Identify each line below that contains the word "this", and copy it out.

Stored dataset items:
______________________________

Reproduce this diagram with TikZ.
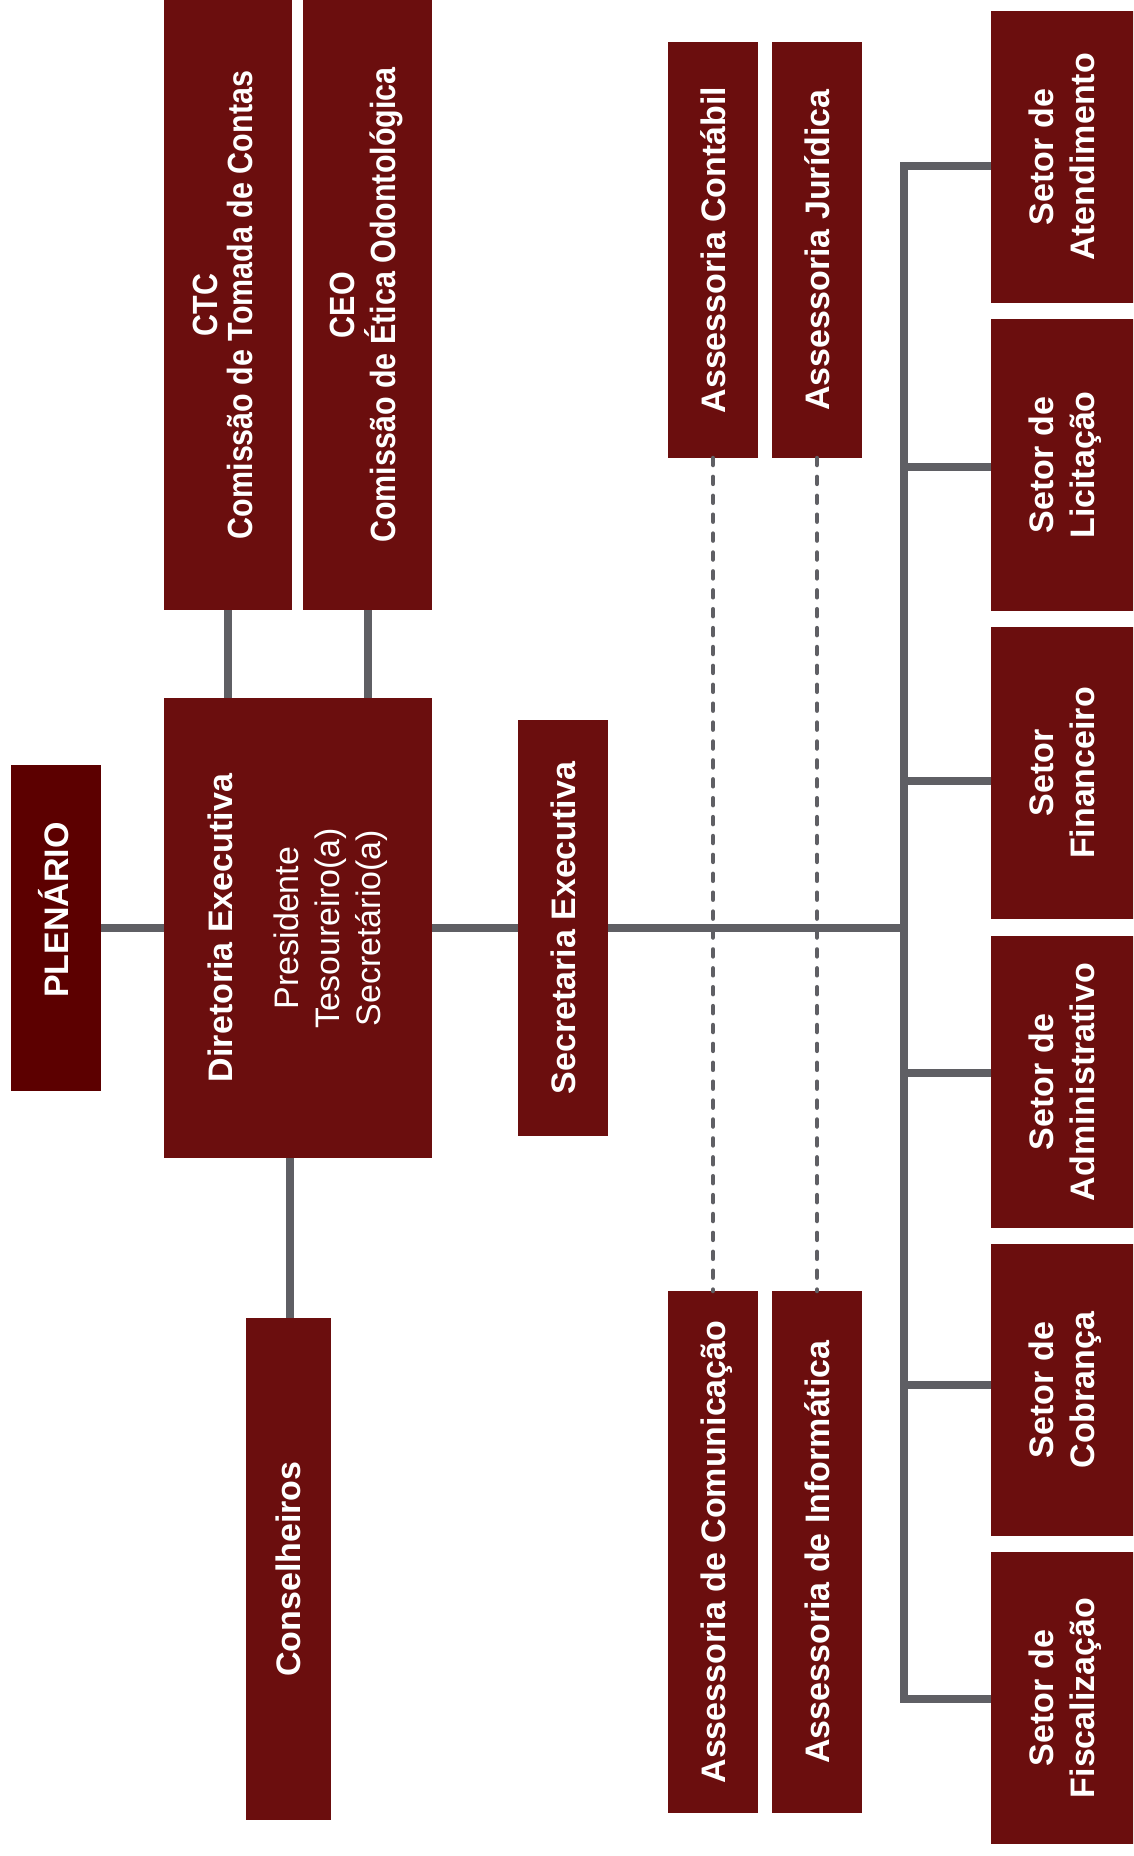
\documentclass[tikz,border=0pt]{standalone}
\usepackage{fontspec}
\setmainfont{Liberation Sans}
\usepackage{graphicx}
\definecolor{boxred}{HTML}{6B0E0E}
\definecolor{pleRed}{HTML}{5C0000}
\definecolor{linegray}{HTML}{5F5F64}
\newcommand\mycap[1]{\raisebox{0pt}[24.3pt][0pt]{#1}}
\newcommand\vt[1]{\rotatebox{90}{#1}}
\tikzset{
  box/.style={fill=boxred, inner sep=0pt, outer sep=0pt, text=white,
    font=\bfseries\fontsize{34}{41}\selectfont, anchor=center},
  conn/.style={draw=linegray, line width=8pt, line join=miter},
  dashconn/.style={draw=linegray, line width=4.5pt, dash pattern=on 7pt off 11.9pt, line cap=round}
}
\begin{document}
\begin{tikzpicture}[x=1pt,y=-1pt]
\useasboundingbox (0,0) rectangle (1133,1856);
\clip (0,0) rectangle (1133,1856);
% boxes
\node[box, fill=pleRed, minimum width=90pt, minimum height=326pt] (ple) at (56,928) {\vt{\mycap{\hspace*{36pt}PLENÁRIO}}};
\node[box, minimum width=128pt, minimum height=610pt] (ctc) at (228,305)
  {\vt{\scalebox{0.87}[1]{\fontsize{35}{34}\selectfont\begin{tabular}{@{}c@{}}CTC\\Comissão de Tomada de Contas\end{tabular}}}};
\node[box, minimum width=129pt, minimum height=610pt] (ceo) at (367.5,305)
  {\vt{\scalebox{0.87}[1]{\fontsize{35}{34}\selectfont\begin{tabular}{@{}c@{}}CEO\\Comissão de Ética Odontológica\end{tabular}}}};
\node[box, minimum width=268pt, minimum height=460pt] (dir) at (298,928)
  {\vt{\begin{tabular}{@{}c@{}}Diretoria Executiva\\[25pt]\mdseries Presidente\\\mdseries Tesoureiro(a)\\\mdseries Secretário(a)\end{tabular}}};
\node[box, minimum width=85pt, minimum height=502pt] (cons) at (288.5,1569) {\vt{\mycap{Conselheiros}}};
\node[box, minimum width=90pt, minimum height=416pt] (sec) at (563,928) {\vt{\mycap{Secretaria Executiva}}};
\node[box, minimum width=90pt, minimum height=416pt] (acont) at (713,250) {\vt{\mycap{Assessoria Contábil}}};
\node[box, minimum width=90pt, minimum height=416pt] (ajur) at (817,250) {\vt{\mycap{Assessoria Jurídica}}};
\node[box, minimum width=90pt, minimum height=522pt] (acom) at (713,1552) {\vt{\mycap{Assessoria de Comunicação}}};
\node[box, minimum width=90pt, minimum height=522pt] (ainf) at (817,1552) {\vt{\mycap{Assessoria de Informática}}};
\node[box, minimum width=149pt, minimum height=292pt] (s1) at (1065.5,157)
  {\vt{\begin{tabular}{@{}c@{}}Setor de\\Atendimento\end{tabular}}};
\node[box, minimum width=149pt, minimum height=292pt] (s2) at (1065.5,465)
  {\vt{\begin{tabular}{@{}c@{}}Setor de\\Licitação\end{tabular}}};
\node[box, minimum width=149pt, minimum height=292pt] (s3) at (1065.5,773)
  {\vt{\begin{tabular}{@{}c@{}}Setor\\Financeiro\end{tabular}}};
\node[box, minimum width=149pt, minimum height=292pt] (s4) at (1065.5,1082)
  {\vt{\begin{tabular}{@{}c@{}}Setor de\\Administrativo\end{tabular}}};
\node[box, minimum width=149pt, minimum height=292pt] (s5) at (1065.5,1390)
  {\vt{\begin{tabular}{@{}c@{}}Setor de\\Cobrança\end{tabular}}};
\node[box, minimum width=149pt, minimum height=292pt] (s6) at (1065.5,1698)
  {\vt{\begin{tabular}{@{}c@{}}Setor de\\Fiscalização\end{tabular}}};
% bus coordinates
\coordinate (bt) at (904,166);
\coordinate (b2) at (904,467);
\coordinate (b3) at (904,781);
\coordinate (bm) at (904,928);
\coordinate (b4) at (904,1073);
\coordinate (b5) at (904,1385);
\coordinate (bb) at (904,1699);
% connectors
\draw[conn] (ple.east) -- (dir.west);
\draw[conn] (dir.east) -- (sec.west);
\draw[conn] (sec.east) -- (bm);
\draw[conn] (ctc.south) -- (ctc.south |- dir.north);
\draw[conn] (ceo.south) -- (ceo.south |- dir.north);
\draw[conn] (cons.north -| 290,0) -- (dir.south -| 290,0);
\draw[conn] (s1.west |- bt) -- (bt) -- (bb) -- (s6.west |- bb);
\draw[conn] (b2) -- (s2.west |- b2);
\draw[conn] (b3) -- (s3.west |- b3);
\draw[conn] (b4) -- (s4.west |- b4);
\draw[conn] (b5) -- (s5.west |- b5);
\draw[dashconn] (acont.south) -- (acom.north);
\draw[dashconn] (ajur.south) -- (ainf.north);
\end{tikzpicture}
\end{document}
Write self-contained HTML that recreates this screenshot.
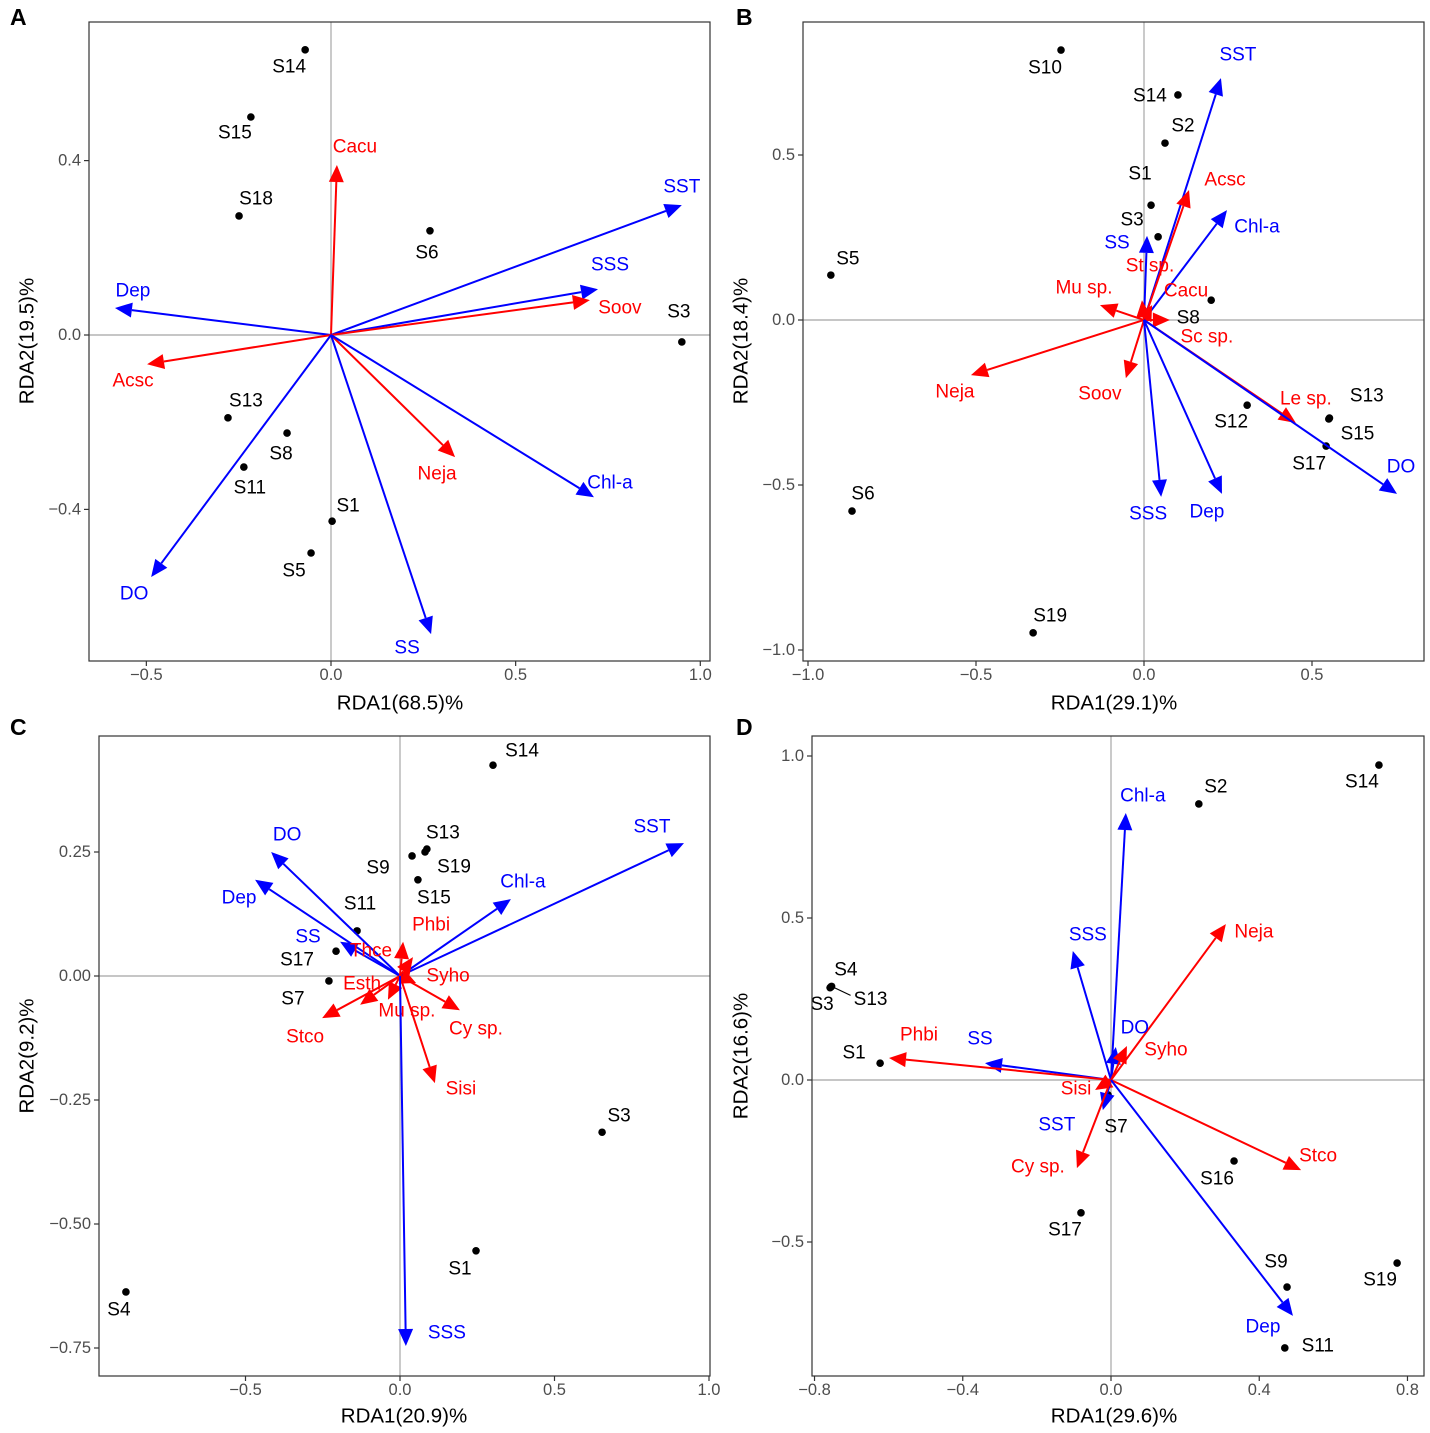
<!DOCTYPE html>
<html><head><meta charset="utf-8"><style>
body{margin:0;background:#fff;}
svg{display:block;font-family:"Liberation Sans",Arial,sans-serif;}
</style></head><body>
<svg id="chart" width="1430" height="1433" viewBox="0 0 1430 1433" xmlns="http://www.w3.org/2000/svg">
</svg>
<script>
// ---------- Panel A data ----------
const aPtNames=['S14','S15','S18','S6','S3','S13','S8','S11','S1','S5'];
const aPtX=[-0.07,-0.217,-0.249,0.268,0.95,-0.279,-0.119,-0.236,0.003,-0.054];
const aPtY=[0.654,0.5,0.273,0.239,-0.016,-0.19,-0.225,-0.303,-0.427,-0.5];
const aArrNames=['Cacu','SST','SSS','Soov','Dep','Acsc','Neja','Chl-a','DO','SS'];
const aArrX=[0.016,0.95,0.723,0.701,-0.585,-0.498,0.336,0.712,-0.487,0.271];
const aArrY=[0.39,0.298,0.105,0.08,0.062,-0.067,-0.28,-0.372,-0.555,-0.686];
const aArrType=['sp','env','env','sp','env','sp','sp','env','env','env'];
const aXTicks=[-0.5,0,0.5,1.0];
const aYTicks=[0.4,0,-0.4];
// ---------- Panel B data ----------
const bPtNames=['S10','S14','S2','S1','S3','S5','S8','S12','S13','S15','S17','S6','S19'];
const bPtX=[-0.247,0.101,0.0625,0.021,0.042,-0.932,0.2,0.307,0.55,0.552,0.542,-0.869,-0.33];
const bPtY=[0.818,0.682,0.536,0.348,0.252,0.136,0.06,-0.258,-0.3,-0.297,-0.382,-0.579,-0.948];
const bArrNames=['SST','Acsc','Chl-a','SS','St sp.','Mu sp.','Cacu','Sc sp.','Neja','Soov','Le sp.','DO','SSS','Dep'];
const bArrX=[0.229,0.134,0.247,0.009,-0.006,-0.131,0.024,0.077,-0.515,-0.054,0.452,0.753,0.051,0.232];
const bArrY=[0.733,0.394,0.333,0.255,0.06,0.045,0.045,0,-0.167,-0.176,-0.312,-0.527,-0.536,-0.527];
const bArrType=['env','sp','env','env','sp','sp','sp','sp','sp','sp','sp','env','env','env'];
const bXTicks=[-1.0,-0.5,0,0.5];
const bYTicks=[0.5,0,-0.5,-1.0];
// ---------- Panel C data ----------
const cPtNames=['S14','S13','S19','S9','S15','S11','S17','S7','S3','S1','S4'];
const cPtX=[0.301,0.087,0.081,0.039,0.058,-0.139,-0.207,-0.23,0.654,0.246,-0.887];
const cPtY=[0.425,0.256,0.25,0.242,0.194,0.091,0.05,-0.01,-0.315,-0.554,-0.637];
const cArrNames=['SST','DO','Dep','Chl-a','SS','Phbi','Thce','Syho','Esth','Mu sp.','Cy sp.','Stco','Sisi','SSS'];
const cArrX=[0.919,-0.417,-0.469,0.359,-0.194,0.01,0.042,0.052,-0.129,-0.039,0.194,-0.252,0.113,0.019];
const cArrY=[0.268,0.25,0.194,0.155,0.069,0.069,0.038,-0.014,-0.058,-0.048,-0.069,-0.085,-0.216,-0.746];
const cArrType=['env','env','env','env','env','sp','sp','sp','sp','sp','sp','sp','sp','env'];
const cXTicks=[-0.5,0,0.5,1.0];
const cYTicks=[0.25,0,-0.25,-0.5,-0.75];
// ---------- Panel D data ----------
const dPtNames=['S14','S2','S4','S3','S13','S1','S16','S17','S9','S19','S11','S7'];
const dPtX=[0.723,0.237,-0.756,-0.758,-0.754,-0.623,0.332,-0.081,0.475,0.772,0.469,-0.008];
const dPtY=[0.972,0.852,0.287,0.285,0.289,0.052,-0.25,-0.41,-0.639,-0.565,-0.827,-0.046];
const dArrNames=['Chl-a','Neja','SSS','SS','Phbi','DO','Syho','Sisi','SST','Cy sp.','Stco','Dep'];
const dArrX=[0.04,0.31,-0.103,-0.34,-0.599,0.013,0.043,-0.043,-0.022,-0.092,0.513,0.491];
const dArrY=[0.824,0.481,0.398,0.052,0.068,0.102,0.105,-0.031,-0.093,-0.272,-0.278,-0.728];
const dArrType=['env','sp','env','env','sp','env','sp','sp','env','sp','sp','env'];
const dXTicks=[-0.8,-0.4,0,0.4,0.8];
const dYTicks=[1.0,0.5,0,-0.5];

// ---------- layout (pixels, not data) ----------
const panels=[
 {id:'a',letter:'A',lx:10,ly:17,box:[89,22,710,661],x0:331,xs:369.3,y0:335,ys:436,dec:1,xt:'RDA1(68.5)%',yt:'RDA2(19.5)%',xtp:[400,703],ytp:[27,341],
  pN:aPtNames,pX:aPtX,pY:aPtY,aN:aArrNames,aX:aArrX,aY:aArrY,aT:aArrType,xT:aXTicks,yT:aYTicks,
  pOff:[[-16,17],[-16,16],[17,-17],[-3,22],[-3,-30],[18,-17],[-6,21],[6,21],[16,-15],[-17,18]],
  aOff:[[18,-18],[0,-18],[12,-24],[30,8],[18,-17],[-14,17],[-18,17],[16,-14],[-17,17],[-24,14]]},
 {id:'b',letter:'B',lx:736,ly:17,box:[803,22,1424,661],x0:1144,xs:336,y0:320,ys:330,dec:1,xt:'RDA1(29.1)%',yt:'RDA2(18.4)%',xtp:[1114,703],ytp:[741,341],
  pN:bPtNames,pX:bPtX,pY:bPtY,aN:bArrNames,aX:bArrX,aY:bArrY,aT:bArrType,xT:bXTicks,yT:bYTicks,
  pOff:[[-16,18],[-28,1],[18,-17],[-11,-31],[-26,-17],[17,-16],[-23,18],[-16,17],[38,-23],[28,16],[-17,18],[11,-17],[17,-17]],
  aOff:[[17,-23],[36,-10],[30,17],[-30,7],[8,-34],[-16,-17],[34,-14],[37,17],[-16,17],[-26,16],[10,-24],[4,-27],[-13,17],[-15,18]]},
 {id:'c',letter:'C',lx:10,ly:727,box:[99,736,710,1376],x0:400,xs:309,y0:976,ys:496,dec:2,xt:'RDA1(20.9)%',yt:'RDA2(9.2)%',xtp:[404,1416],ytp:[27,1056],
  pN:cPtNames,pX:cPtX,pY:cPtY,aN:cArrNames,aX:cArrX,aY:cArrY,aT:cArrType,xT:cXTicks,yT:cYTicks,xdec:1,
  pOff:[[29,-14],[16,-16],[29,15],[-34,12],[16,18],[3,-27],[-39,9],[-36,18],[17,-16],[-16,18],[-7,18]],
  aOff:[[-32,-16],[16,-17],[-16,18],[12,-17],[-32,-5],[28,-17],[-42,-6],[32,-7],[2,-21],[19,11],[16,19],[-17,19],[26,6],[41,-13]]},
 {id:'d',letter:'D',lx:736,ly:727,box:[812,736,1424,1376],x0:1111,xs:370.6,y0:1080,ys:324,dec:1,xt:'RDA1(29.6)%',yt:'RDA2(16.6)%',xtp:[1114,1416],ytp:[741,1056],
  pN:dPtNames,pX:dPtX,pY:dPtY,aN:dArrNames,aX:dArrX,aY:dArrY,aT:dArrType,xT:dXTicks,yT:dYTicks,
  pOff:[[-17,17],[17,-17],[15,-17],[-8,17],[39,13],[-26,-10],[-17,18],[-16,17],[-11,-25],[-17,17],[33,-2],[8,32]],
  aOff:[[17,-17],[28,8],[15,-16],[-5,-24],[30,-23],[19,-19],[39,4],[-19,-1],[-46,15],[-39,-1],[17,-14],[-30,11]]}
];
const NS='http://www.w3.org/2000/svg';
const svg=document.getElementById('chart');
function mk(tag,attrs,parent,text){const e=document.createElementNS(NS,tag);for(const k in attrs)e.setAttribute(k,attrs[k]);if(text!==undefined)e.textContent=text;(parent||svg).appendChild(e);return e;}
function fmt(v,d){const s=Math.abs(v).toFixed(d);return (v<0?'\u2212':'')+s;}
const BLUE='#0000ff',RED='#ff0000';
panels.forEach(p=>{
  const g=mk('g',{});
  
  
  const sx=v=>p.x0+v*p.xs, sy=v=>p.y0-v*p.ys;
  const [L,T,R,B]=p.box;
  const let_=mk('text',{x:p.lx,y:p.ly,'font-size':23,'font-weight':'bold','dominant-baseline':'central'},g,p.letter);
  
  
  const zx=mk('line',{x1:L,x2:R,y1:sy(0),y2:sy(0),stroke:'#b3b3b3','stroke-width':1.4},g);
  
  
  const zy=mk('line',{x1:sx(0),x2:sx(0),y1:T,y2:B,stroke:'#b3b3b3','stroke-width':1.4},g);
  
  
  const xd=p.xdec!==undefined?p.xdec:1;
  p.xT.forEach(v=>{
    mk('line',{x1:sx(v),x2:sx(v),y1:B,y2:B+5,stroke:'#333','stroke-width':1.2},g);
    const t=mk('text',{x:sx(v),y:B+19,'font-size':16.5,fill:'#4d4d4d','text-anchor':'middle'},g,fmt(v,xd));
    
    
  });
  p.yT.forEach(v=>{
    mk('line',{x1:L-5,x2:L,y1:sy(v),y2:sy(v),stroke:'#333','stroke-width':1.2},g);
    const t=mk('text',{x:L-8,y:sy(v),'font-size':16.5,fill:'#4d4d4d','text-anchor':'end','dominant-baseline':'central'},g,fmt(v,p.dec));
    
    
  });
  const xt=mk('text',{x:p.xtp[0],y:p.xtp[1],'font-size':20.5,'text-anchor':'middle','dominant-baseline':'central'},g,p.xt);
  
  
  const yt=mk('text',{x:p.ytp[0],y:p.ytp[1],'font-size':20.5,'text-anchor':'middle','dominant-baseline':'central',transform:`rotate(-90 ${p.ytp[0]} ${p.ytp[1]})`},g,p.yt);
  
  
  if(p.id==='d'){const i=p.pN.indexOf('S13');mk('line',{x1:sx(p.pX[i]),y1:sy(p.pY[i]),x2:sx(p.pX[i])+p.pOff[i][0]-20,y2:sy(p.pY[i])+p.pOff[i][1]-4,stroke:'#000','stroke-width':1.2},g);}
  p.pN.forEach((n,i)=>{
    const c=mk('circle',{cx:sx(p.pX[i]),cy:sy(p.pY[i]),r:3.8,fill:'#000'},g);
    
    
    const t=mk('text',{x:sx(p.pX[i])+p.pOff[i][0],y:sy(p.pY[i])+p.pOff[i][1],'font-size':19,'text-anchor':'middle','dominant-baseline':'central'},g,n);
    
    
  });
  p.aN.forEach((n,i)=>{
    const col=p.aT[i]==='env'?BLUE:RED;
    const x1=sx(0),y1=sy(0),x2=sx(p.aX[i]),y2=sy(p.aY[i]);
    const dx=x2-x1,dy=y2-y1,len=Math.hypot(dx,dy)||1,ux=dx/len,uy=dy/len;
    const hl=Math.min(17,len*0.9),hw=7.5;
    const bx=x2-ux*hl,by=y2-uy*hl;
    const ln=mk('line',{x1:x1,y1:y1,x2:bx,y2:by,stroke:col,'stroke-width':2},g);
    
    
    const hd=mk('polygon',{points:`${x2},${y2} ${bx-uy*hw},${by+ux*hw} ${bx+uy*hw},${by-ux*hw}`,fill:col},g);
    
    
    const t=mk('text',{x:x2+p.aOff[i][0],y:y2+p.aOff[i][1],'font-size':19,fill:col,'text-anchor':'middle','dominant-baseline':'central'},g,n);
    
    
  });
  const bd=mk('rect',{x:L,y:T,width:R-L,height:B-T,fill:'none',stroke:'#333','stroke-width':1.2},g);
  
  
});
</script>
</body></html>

______________________________

## Written answer
Reproduce this diagram with TikZ.
Write self-contained HTML that recreates this screenshot.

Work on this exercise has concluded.